Construction of Conductive Two-dimensional MOF@Carbon and Nitrogen Heterojunctions to Improve Photocatalytic CO_(2) Reduction Performance

开发可持续绿色能源和大气中CO_(2)浓度上升是长久以来面临的巨大挑战,光催化技术已成为解决这一问题的关键。将g-C_(3)N_(4)通过两步超声-煅烧的方法形成超薄纳米片CNN,与NaBH_(4)处理形成掺硼BDCNNX,通过静电自组装方法将BDCNNX与Ru@Cu-HHTP复合构建导电二维MOFs@碳氮晶体材料CNX/Ru@Cu-HHTP(X为煅烧温度,分别为400、425、450、500℃),重点探讨了复合光催化剂对光催化还原CO_(2)的性能。结果表明:CNX/Ru@Cu-HHTP异质结的构筑可以显著提高光催还原CO_(2)的性能,当煅烧温度为500℃时还原性能最佳,CO产率为328.9μmol·g^(-1),CH_(4)产率达到148.4μmol·g^(-1),同时表现出良好的循环稳定性。

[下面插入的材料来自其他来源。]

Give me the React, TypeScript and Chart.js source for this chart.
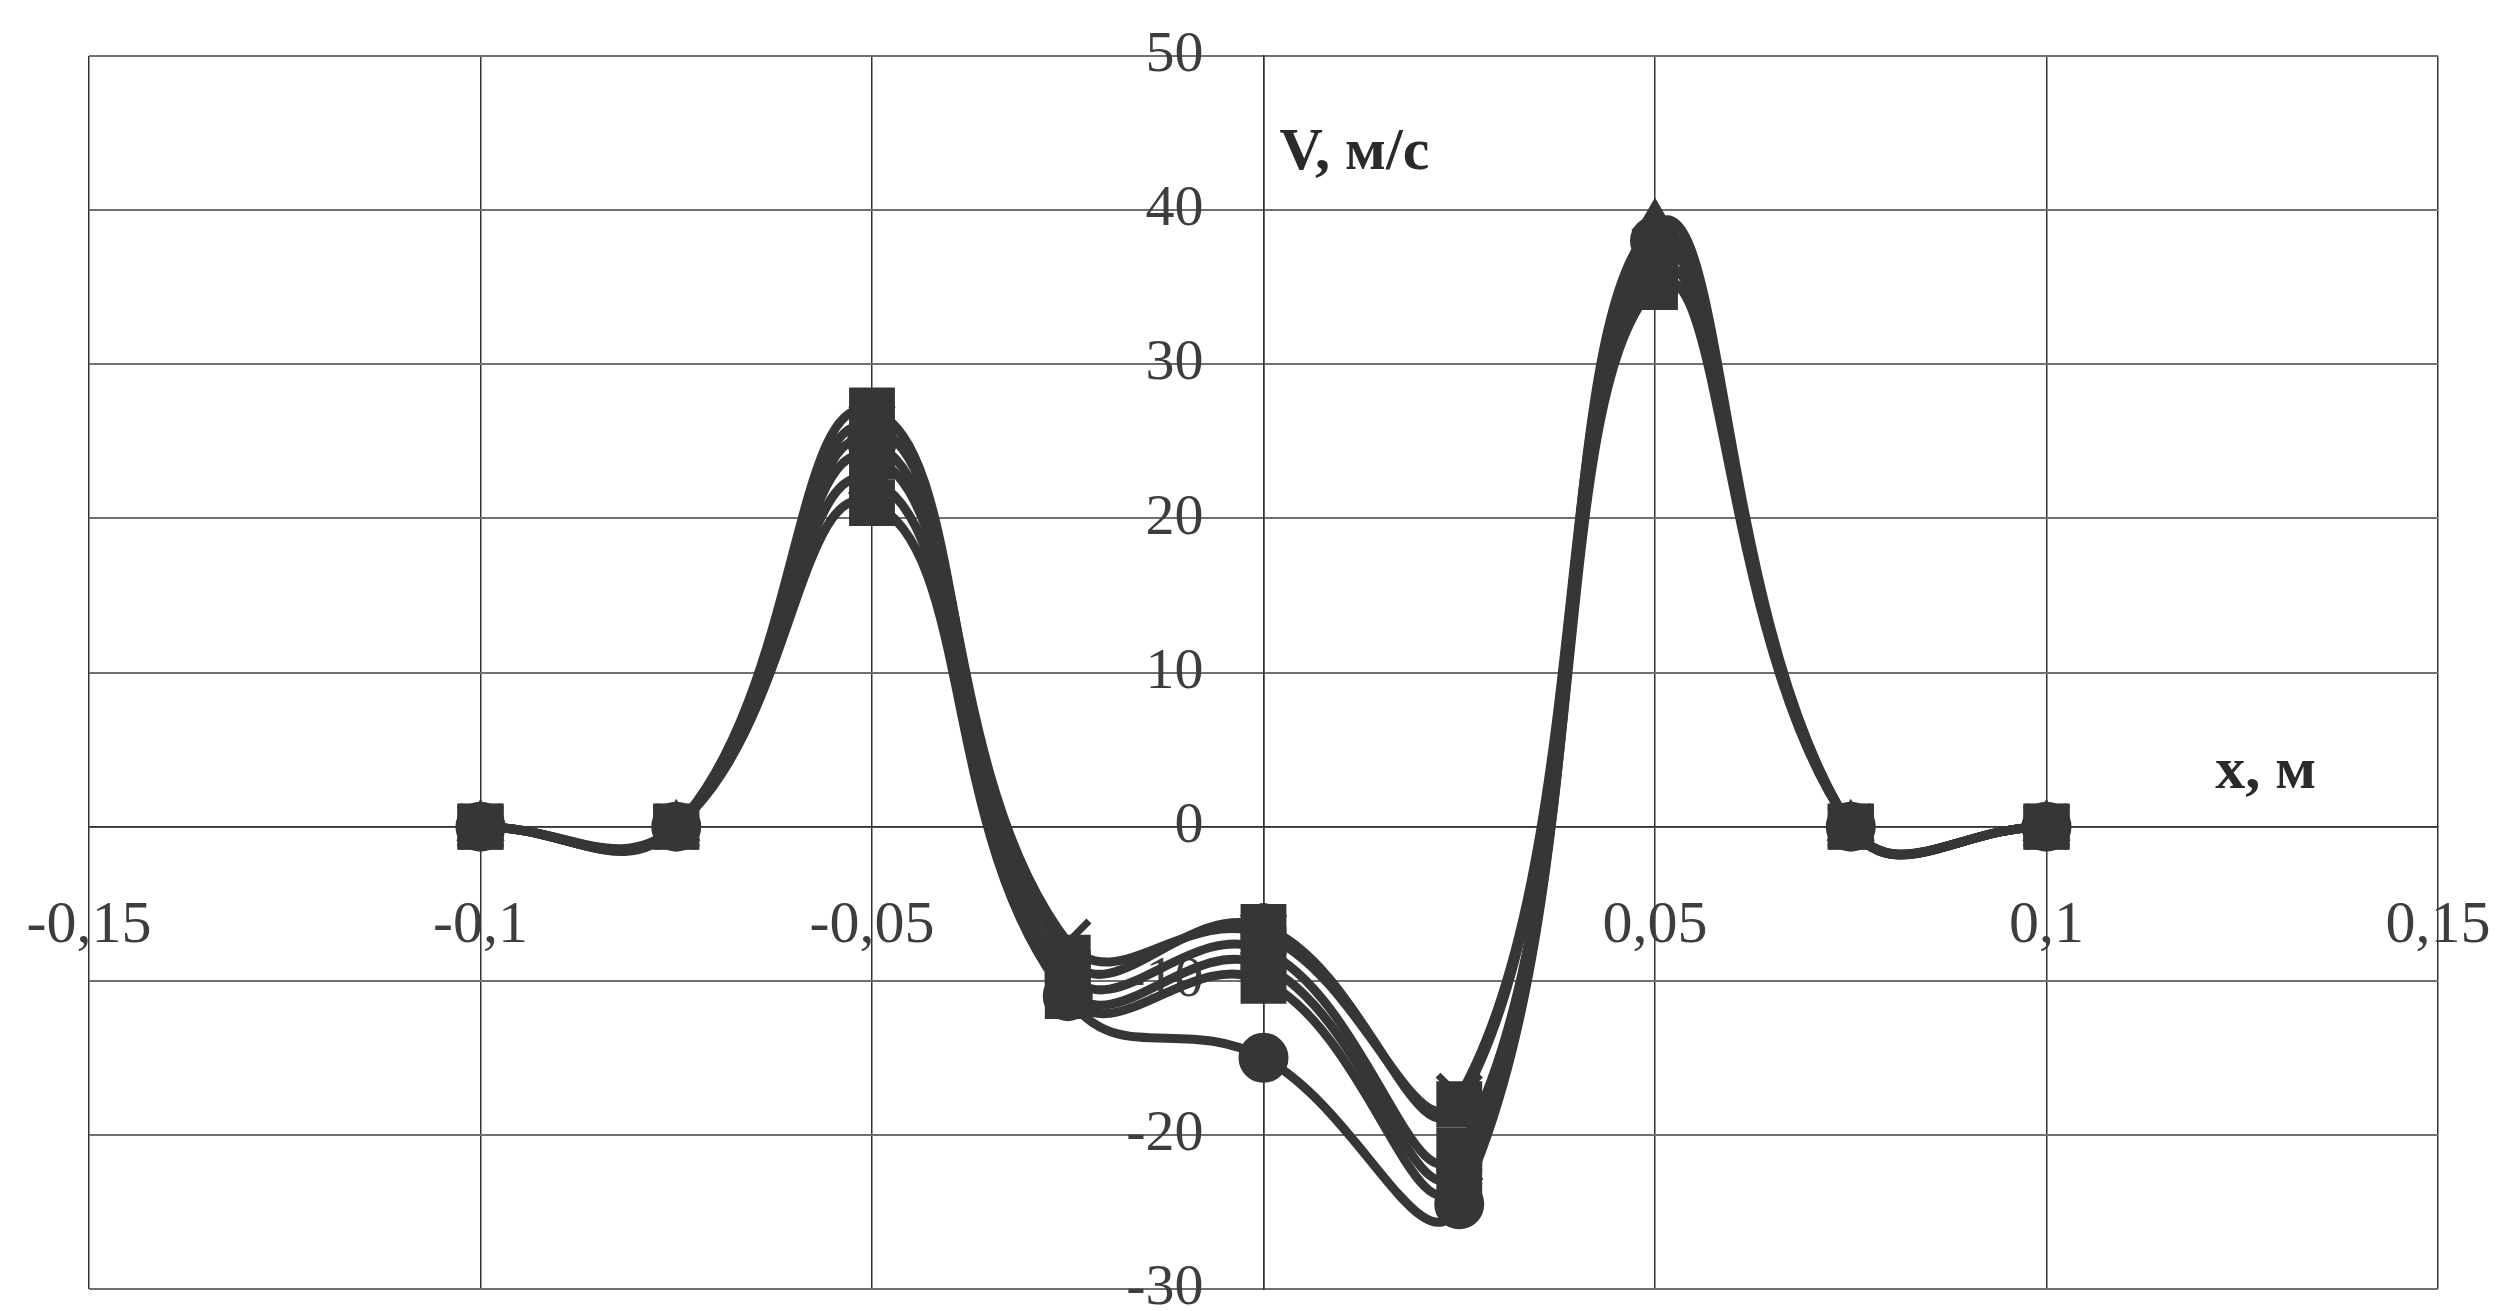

The development of sustainable green energy and the rise of CO_(2) concentration in the atmosphere have been long-standing challenges,and photocatalytic technology has become the key to solving this problem.g-C_(3)N_(4) was formed into ultra-thin nanosheet CNN by two-step ultrasonic-calcination method,and then treated with NaBH_(4) to form boron-doped BDCNNx,and BDCNNx was combined with Ru@Cu-HHTP by electrostatic self-assembly method to construct conductive two-dimensional MOFs@carbon-nitrogen crystals material CNx/Ru@Cu-HHTP(where x represents the calcination temperature,of 400,425,450 or 500 C),and the effect of the composite photocatalyst on the photocatalytic reduction of CO2 was mainly discussed.The results showed that the construction of CNx/Ru@Cu-HHTP heterojunction could significantly improve the performance of photocatalytic reduction of CO_(2),and the reduction performance was the best when the calcination temperature was 500℃,the yield of CO was 328.9μmol g',and the yield of CH_(4) reached 148.4μmol·g^(-1),and it showed good cycle stability.